Mutual Hazard Network matrices

pmhn.plot_theta(theta, *, ax, gene_names=None, cmap=DEFAULT_COLORMAP, cbar=True, vmin=None, vmax=None, no_labels=False)

pmhn.plot_offdiagonal_sparsity(thetas, *, ax, thresholds=(0.01, 0.1, 0.2), true_theta=None, true_theta_color='orangered', true_theta_label='Data', xlabel='Off-diagonal sparsity', ylabel='Count')

Plots histogram representing the sparsity of the off-diagonal part of theta.

Parameters:

Name Type Description Default
thetas ndarray

Array of theta matrices, shape (n_samples, n_mutations, n_mutations)

required
ax Axes

axis to plot on

required
thresholds Sequence[float]

sparsity threshold (distinguishing between "existing" and "non-existing" interactions)

(0.01, 0.1, 0.2)

pmhn.plot_offdiagonal_histograms(thetas, *, ax, theta_true=None, alpha=0.1)

pmhn.plot_theta_samples(theta_samples, *, width=4, height=3, theta_true=None)

Plot samples from theta.

Genotype matrices

pmhn.plot_genotypes(genotypes, *, ax, patients_on_x_axis=True, patients_label='Patients', genes_label='Genes', sort=True)

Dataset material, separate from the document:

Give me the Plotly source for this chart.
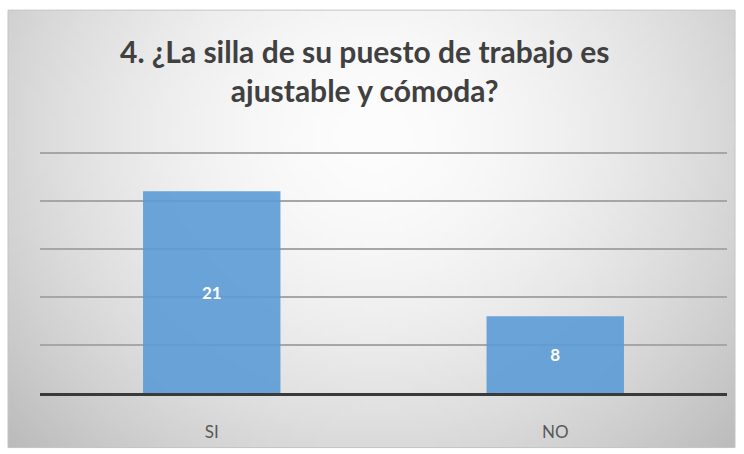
import base64
import struct
import zlib

import plotly.graph_objects as go

# Survey answers
categories = ["SI", "NO"]
counts = [21, 8]
title_text = "4. ¿La silla de su puesto de trabajo es<br>ajustable y cómoda?"

W, H = 744, 454
ML, MR, MT, MB = 40, 17, 148, 59
PW, PH = W - ML - MR, H - MT - MB
Y_MAX = 25.5


def gradient_png(w, h):
    """Small grayscale PNG with a soft radial glow, stretched as the card backdrop."""
    cx, cy = w * 0.5, h * 0.28
    rows = []
    for j in range(h):
        row = bytearray()
        for i in range(w):
            dx = (i - cx) / (w * 0.62)
            dy = (j - cy) / (h * 0.95)
            d = (dx * dx + dy * dy) ** 0.5
            v = 253 - 56 * d ** 1.7
            row.append(max(185, min(255, int(v))))
        rows.append(b"\x00" + bytes(row))
    raw = zlib.compress(b"".join(rows), 9)

    def chunk(tag, data):
        c = struct.pack(">I", len(data)) + tag + data
        return c + struct.pack(">I", zlib.crc32(tag + data) & 0xFFFFFFFF)

    png = b"\x89PNG\r\n\x1a\n"
    png += chunk(b"IHDR", struct.pack(">IIBBBBB", w, h, 8, 0, 0, 0, 0))
    png += chunk(b"IDAT", raw)
    png += chunk(b"IEND", b"")
    return "data:image/png;base64," + base64.b64encode(png).decode()


# card edges in pixels, converted to paper coordinates
card_l, card_r, card_t, card_b = 8, 735, 9, 450
px = lambda x: (x - ML) / PW
py = lambda y: (H - MB - y) / PH

fig = go.Figure(
    go.Bar(
        x=categories,
        y=counts,
        text=[str(c) for c in counts],
        textposition="inside",
        insidetextanchor="middle",
        textfont=dict(family="Lato", size=17, color="white", weight="bold"),
        marker=dict(color="rgba(91,155,213,0.9)", line=dict(width=0)),
        hoverinfo="skip",
    )
)

fig.update_layout(
    width=W,
    height=H,
    margin=dict(l=ML, r=MR, t=MT, b=MB),
    paper_bgcolor="white",
    plot_bgcolor="rgba(0,0,0,0)",
    bargap=0.6,
    showlegend=False,
    annotations=[
        dict(
            text=title_text,
            xref="paper",
            yref="paper",
            x=px(364),
            y=py(30),
            xanchor="center",
            yanchor="top",
            showarrow=False,
            align="center",
            font=dict(family="Lato", size=30, color="#404040", weight="bold"),
        )
    ],
    images=[
        dict(
            source=gradient_png(146, 88),
            xref="paper",
            yref="paper",
            x=px(card_l),
            y=py(card_t),
            sizex=px(card_r) - px(card_l),
            sizey=py(card_t) - py(card_b),
            sizing="stretch",
            layer="below",
            xanchor="left",
            yanchor="top",
        )
    ],
    shapes=[
        dict(
            type="rect",
            xref="paper",
            yref="paper",
            x0=px(card_l),
            x1=px(card_r),
            y0=py(card_b),
            y1=py(card_t),
            line=dict(color="#c4c4c4", width=1),
            layer="below",
        )
    ],
)

fig.update_yaxes(
    range=[0, Y_MAX],
    dtick=5,
    showticklabels=False,
    showgrid=True,
    gridcolor="#a6a6a6",
    gridwidth=2,
    zeroline=False,
)
fig.update_xaxes(
    showline=True,
    linecolor="#3a3a3a",
    linewidth=3,
    ticks="",
    ticklabelstandoff=22,
    tickfont=dict(family="Lato", size=17, color="#595959"),
)

fig.write_html("out.html")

pmhn.plot_genotype_samples(genotype_samples)

Misc

pmhn.control_no_mutation_warning(silence=True)

Silence the warning that is raised when a mutation matrix does not contain any mutation.

pmhn.construct_matrix(diag, offdiag)

Constructs a square matrix from diagonal and offdiagonal terms.

Parameters:

Name Type Description Default
diag ndarray

array of shape (n,)

required
offdiag ndarray

array of shape (n, n-1)

required

Returns:

Type Description
ndarray

array of shape (n, n) with the diagonal diag with the offdiagonal term at (k, i) given by offdiag[k, j(i)], where j(i) = i if i < diagonal_index and then skips it for i > diagonal_index

See Also

decompose_matrix, the inverse function.

pmhn.decompose_matrix(matrix)

Splits an (n, n) matrix into diagonal and offdiagonal terms.

Parameters:

Name Type Description Default
matrix ndarray

array of shape (n, n)

required

Returns:

Type Description
ndarray

diag, diagonal terms, shape (n,)

ndarray

offdiag, offdiagonal terms, shape (n, n-1)

See Also

construct_matrix, the inverse function.